NLP refined the TOTE model by specifying how we do our testing and operating in terms of rep system and submodalities. By stating that the test conditions and the operation stages took place actually through the rep system, they provided an even greater refinement to the model. In doing so, it offered more refined methods for working with a TOTE. For instance, a person could compare external/ internal visual remembered (Ve/Vi) to test something. “Does this spelling look like the way I remembered that it should look?” Or one could do it in the kinesthetic system (Ke/Ki) or in the auditory (Ae/Ai). The experience of congruence (which leads to exiting a program), and incongruence (which keeps us inside a program) also shows up as represented through one of the rep systems.
In this model, a test may take place between two internally stored or generated representations. Tests may involve tests of the intensity, size, color, etc., of a representation. A person may require that a certain sensation, sound, or sight reach a certain threshold value before it produces a sufficient signal to exit.
The goal of TOTE and rep system analysis inherently involves finding the most appropriate rep system for the TOTE steps that will lead to the outcome.
Further, since we generally prefer one rep system over another, rep system primacy reveals how we may use our most highly valued rep system in performing tests and operations, even when it doesn’t work well and so creates difficulties and limitations. This more refined model revealed that effectiveness often simply involves learning to match the appropriate rep system to the task (that is, visual rep system to spelling, auditory to music). In fact, the goal of TOTE and rep system analysis inherently involves finding the most appropriate rep system for the TOTE steps that will lead to the outcome. In this way, we can learn to use all of our rep system as resources for learning and performing.

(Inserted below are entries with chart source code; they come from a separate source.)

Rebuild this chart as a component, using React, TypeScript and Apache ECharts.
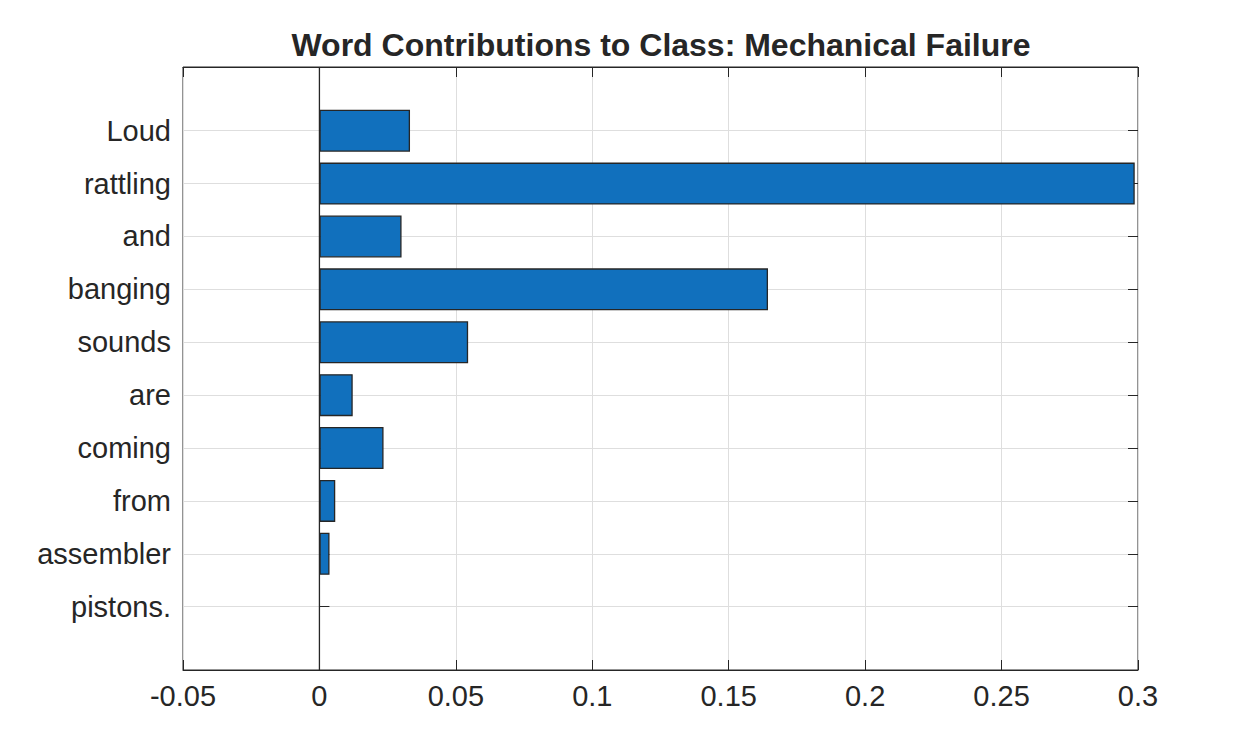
import React, { useEffect, useRef } from "react";
import * as echarts from "echarts";

const words = ["Loud", "rattling", "and", "banging", "sounds", "are", "coming", "from", "assembler", "pistons."];
const contributions = [0.0332, 0.2988, 0.0301, 0.1644, 0.0545, 0.0122, 0.0235, 0.0058, 0.0037, 0];
const xMin = -0.05;
const xMax = 0.3;
const xStep = 0.05;
const baseline = [[0, 0], [0, 1]];
const titleText = "Word Contributions to Class: Mechanical Failure";

const FONT = "'Liberation Sans', Arial, Helvetica, sans-serif";
const INK = "#262626";
const GRID = "#dedede";

export default function App() {
  const ref = useRef<HTMLDivElement>(null);
  useEffect(() => {
    if (!ref.current) return;
    const chart = echarts.init(ref.current, null, { renderer: "svg" });
    const frame = { left: 183, top: 67, width: 955, height: 603 };
    const inner = { left: 183, top: 130.7, width: 955, height: 476 };
    const barData = contributions.map((v) =>
      v === 0 ? { value: v, itemStyle: { borderWidth: 0, opacity: 0 } } : v
    );
    chart.setOption({
      animation: false,
      backgroundColor: "#ffffff",
      textStyle: { fontFamily: FONT },
      title: {
        text: titleText,
        left: 661,
        top: 28,
        textAlign: "center",
        padding: 0,
        textStyle: { fontFamily: FONT, fontSize: 32, fontWeight: "bold", color: INK, lineHeight: 34 },
      },
      grid: [
        { ...frame, show: true, borderColor: INK, borderWidth: 1, backgroundColor: "transparent" },
        { ...inner, show: false },
      ],
      xAxis: [
        {
          gridIndex: 0, type: "value", min: xMin, max: xMax, interval: xStep, position: "bottom",
          axisLine: { show: true, lineStyle: { color: INK, width: 1 } },
          axisTick: { show: true, inside: true, length: 10, lineStyle: { color: INK } },
          splitLine: { show: true, lineStyle: { color: GRID, width: 1 } },
          axisLabel: { fontSize: 29, color: INK, margin: 11, fontFamily: FONT },
        },
        {
          gridIndex: 0, type: "value", min: xMin, max: xMax, interval: xStep, position: "top",
          axisLine: { show: true, lineStyle: { color: INK, width: 1 } },
          axisTick: { show: true, inside: true, length: 10, lineStyle: { color: INK } },
          splitLine: { show: false },
          axisLabel: { show: false },
        },
        {
          gridIndex: 1, type: "value", min: xMin, max: xMax, interval: xStep, show: false,
          splitLine: { show: false },
        },
      ],
      yAxis: [
        {
          gridIndex: 0, type: "value", min: 0, max: 1, show: false, splitLine: { show: false },
        },
        {
          gridIndex: 1, type: "category", data: words, boundaryGap: false, inverse: true, position: "left",
          axisLine: { show: false },
          axisTick: { show: true, inside: true, length: 10, lineStyle: { color: INK } },
          splitLine: { show: true, lineStyle: { color: GRID, width: 1 } },
          axisLabel: { fontSize: 29, color: INK, margin: 12, fontFamily: FONT },
        },
        {
          gridIndex: 1, type: "category", data: words, boundaryGap: false, inverse: true, position: "right",
          axisLine: { show: false },
          axisTick: { show: true, inside: true, length: 10, lineStyle: { color: INK } },
          splitLine: { show: false },
          axisLabel: { show: false },
        },
      ],
      series: [
        {
          type: "bar",
          xAxisIndex: 2,
          yAxisIndex: 1,
          data: barData,
          barWidth: 42,
          clip: false,
          itemStyle: { color: "#1170BD", borderColor: INK, borderWidth: 1.3 },
          z: 3,
        },
        {
          type: "line",
          xAxisIndex: 0,
          yAxisIndex: 0,
          data: baseline,
          symbol: "none",
          lineStyle: { color: INK, width: 1.3 },
          z: 4,
        },
      ],
    });
    return () => chart.dispose();
  }, []);
  return (
    <div
      ref={ref}
      style={{ position: "fixed", left: 0, top: 0, width: 1238, height: 743, background: "#fff" }}
    />
  );
}
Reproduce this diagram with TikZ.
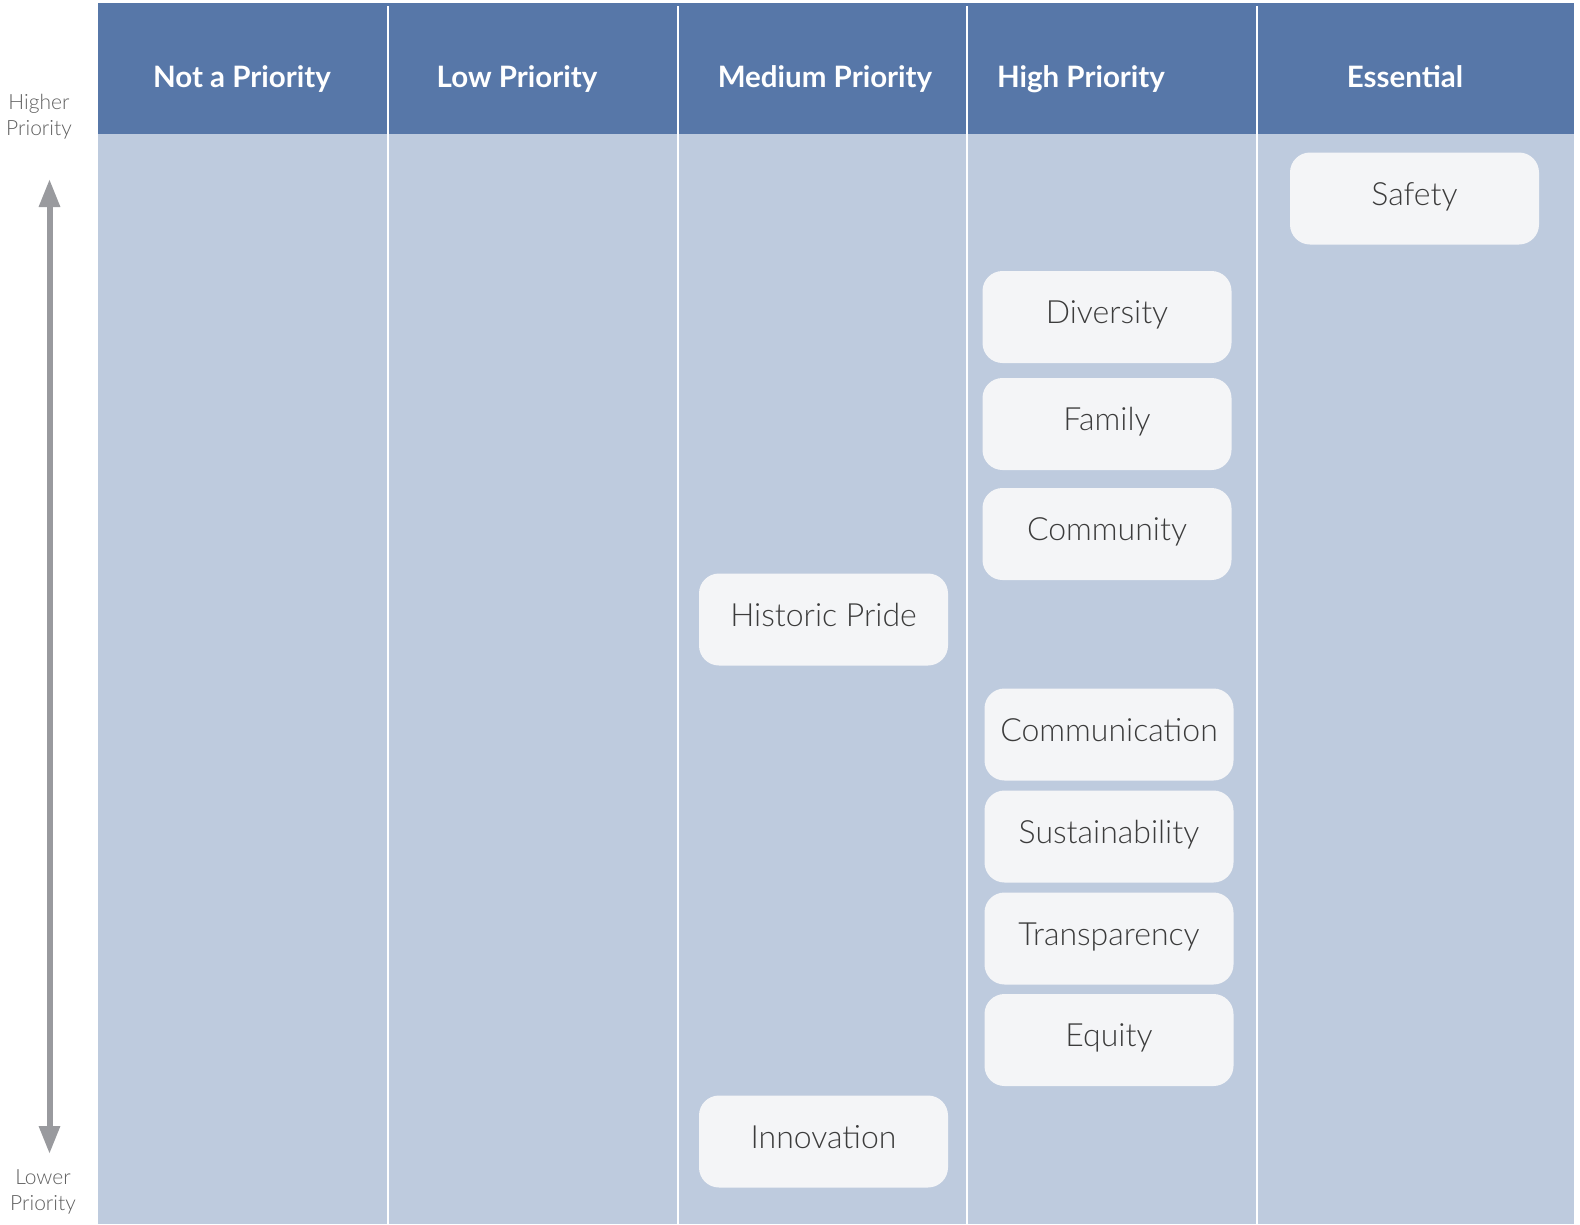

We sort spelling strategies into visual ones and phonetic ones. A phonetic strategy goes: Ae? Ai/Ae. Yet since visual coding of the English language does not follow phonetic rules, people with visual strategy consistently perform much better in spelling. The sounding-out strategy works very well for oral reading presentations, but not for spelling. The visual strategy goes:
Figure 15:3 Spelling TOTE
(First, you hear the sound of a word by someone saying, “Spell ______.” Then you run the first test by constructing a Visually Remembered check. If it feels right for the second Test you then Exit by spelling the word out loud or writing it out. If it feels wrong, loop back to recall another visual image.)
16.13.0.116 Using “Strategy Analysis” To Track Down Where A Brain Goes
As a summary of strategies, Dilts, Bandler, Grinder, DeLozier (1980) wrote,
“All of our overt behavior is controlled by internal processing strategies. Each of you has a particular set of strategies for motivating yourself out of bed in the morning, for delegating job responsibilities to employees, for learning and teaching, for conducting business negotiations, and so on.” (p. 26).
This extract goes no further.